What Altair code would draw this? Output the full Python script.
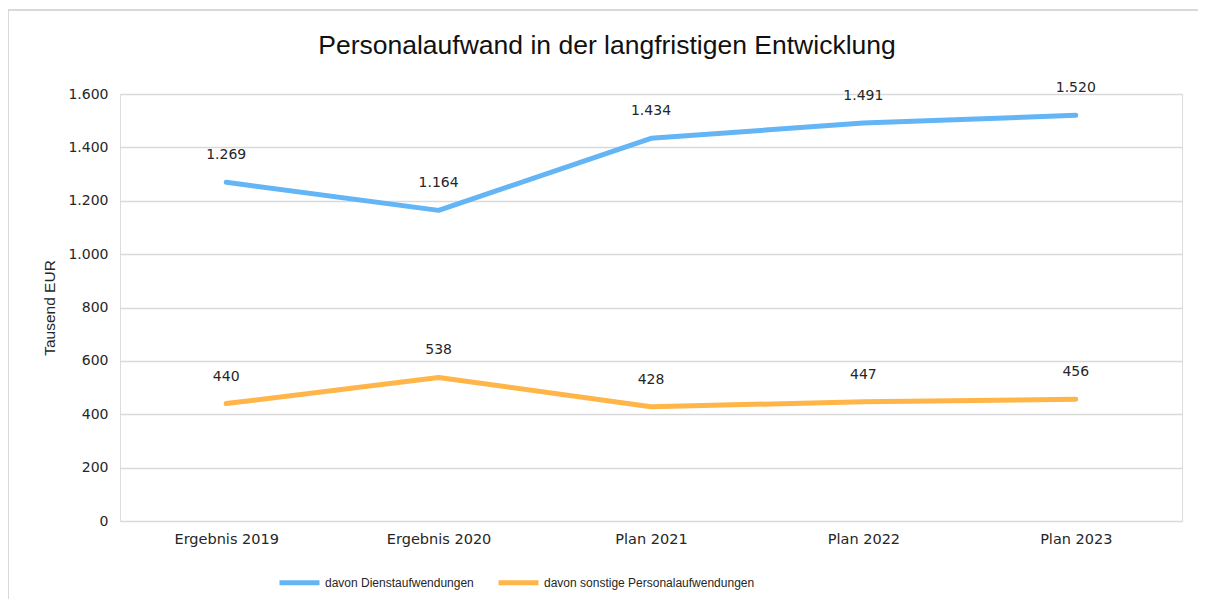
import altair as alt
import pandas as pd

categories = ["Ergebnis 2019", "Ergebnis 2020", "Plan 2021", "Plan 2022", "Plan 2023"]
dienst = [1269, 1164, 1434, 1491, 1520]
sonstige = [440, 538, 428, 447, 456]
series_names = ["davon Dienstaufwendungen", "davon sonstige Personalaufwendungen"]
colors = ["#63b5f6", "#ffb548"]
y_ticks = [0, 200, 400, 600, 800, 1000, 1200, 1400, 1600]

rows = []
for s, vals in zip(series_names, [dienst, sonstige]):
    for c, v in zip(categories, vals):
        rows.append({"Kategorie": c, "Serie": s, "Wert": v})
df = pd.DataFrame(rows)

FONT = "Liberation Sans"
NUMFONT = "DejaVu Sans"
TXT = "#262626"
W, H = 1062, 427

x = alt.X(
    "Kategorie:N",
    sort=categories,
    scale=alt.Scale(type="point", padding=0.5),
    axis=alt.Axis(title=None, labelAngle=0, domain=False, ticks=False, grid=False,
                  labelPadding=11, labelFontSize=14.5, labelColor=TXT, labelFont=NUMFONT),
)
y = alt.Y(
    "Wert:Q",
    scale=alt.Scale(domain=[0, 1600], nice=False),
    axis=alt.Axis(values=y_ticks, title="Tausend EUR",
                  labelExpr="replace(format(datum.value, ','), ',', '.')",
                  domain=False, ticks=False, gridColor="#d9d9d9", gridWidth=1.5,
                  labelPadding=12, labelFontSize=14, labelColor=TXT, labelFont=NUMFONT,
                  titleFont=FONT, titleFontSize=15.5, titleFontWeight="normal",
                  titleColor=TXT, titlePadding=10),
)
color = alt.Color(
    "Serie:N",
    sort=series_names,
    scale=alt.Scale(domain=series_names, range=colors),
    legend=alt.Legend(title=None, orient="none", legendX=157, legendY=466, direction="horizontal",
                      symbolType="stroke", symbolSize=1600, symbolStrokeWidth=5,
                      labelFontSize=12, labelFont=FONT, labelColor=TXT, labelLimit=0,
                      labelOffset=3, columnPadding=14),
)

border_top = alt.Chart(alt.Data(values=[{}])).mark_rule(
    stroke="#d9d9d9", strokeWidth=2
).encode(
    x=alt.value(-112), x2=alt.value(W + 200), y=alt.value(-84)
)
border_left = alt.Chart(alt.Data(values=[{}])).mark_rule(
    stroke="#d9d9d9", strokeWidth=2
).encode(
    x=alt.value(-112), y=alt.value(-85), y2=alt.value(H + 200)
)

lines = alt.Chart(df).mark_line(strokeWidth=5, strokeCap="round", strokeJoin="round").encode(
    x=x, y=y, color=color
)

labels = alt.Chart(df).transform_calculate(
    lab="replace(format(datum.Wert, ','), ',', '.')"
).mark_text(dy=-27, fontSize=14, font=NUMFONT, color=TXT).encode(
    x=alt.X("Kategorie:N", sort=categories, scale=alt.Scale(type="point", padding=0.5)),
    y=alt.Y("Wert:Q"),
    text="lab:N",
)

chart = alt.layer(border_top, border_left, lines, labels).properties(
    width=W, height=H,
    title=alt.TitleParams(
        "Personalaufwand in der langfristigen Entwicklung",
        font=FONT, fontSize=26.5, fontWeight="normal", color="#111111",
        anchor="middle", dx=-44, offset=0, dy=51,
    ),
    autosize=alt.AutoSizeParams(type="none"),
    padding={"left": 112, "top": 86, "right": 16, "bottom": 78},
).configure_view(stroke=None).configure(background="white")

chart.save("out.html", embed_options={"renderer": "svg", "actions": False})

THE REQUEST ::
Reproduce all of the material above word for word. Omit the pictures.

RESPONSE BELOW ::
What Altair code would draw this? Output the full Python script.
import altair as alt
import pandas as pd

categories = ["Ergebnis 2019", "Ergebnis 2020", "Plan 2021", "Plan 2022", "Plan 2023"]
dienst = [1269, 1164, 1434, 1491, 1520]
sonstige = [440, 538, 428, 447, 456]
series_names = ["davon Dienstaufwendungen", "davon sonstige Personalaufwendungen"]
colors = ["#63b5f6", "#ffb548"]
y_ticks = [0, 200, 400, 600, 800, 1000, 1200, 1400, 1600]

rows = []
for s, vals in zip(series_names, [dienst, sonstige]):
    for c, v in zip(categories, vals):
        rows.append({"Kategorie": c, "Serie": s, "Wert": v})
df = pd.DataFrame(rows)

FONT = "Liberation Sans"
NUMFONT = "DejaVu Sans"
TXT = "#262626"
W, H = 1062, 427

x = alt.X(
    "Kategorie:N",
    sort=categories,
    scale=alt.Scale(type="point", padding=0.5),
    axis=alt.Axis(title=None, labelAngle=0, domain=False, ticks=False, grid=False,
                  labelPadding=11, labelFontSize=14.5, labelColor=TXT, labelFont=NUMFONT),
)
y = alt.Y(
    "Wert:Q",
    scale=alt.Scale(domain=[0, 1600], nice=False),
    axis=alt.Axis(values=y_ticks, title="Tausend EUR",
                  labelExpr="replace(format(datum.value, ','), ',', '.')",
                  domain=False, ticks=False, gridColor="#d9d9d9", gridWidth=1.5,
                  labelPadding=12, labelFontSize=14, labelColor=TXT, labelFont=NUMFONT,
                  titleFont=FONT, titleFontSize=15.5, titleFontWeight="normal",
                  titleColor=TXT, titlePadding=10),
)
color = alt.Color(
    "Serie:N",
    sort=series_names,
    scale=alt.Scale(domain=series_names, range=colors),
    legend=alt.Legend(title=None, orient="none", legendX=157, legendY=466, direction="horizontal",
                      symbolType="stroke", symbolSize=1600, symbolStrokeWidth=5,
                      labelFontSize=12, labelFont=FONT, labelColor=TXT, labelLimit=0,
                      labelOffset=3, columnPadding=14),
)

border_top = alt.Chart(alt.Data(values=[{}])).mark_rule(
    stroke="#d9d9d9", strokeWidth=2
).encode(
    x=alt.value(-112), x2=alt.value(W + 200), y=alt.value(-84)
)
border_left = alt.Chart(alt.Data(values=[{}])).mark_rule(
    stroke="#d9d9d9", strokeWidth=2
).encode(
    x=alt.value(-112), y=alt.value(-85), y2=alt.value(H + 200)
)

lines = alt.Chart(df).mark_line(strokeWidth=5, strokeCap="round", strokeJoin="round").encode(
    x=x, y=y, color=color
)

labels = alt.Chart(df).transform_calculate(
    lab="replace(format(datum.Wert, ','), ',', '.')"
).mark_text(dy=-27, fontSize=14, font=NUMFONT, color=TXT).encode(
    x=alt.X("Kategorie:N", sort=categories, scale=alt.Scale(type="point", padding=0.5)),
    y=alt.Y("Wert:Q"),
    text="lab:N",
)

chart = alt.layer(border_top, border_left, lines, labels).properties(
    width=W, height=H,
    title=alt.TitleParams(
        "Personalaufwand in der langfristigen Entwicklung",
        font=FONT, fontSize=26.5, fontWeight="normal", color="#111111",
        anchor="middle", dx=-44, offset=0, dy=51,
    ),
    autosize=alt.AutoSizeParams(type="none"),
    padding={"left": 112, "top": 86, "right": 16, "bottom": 78},
).configure_view(stroke=None).configure(background="white")

chart.save("out.html", embed_options={"renderer": "svg", "actions": False})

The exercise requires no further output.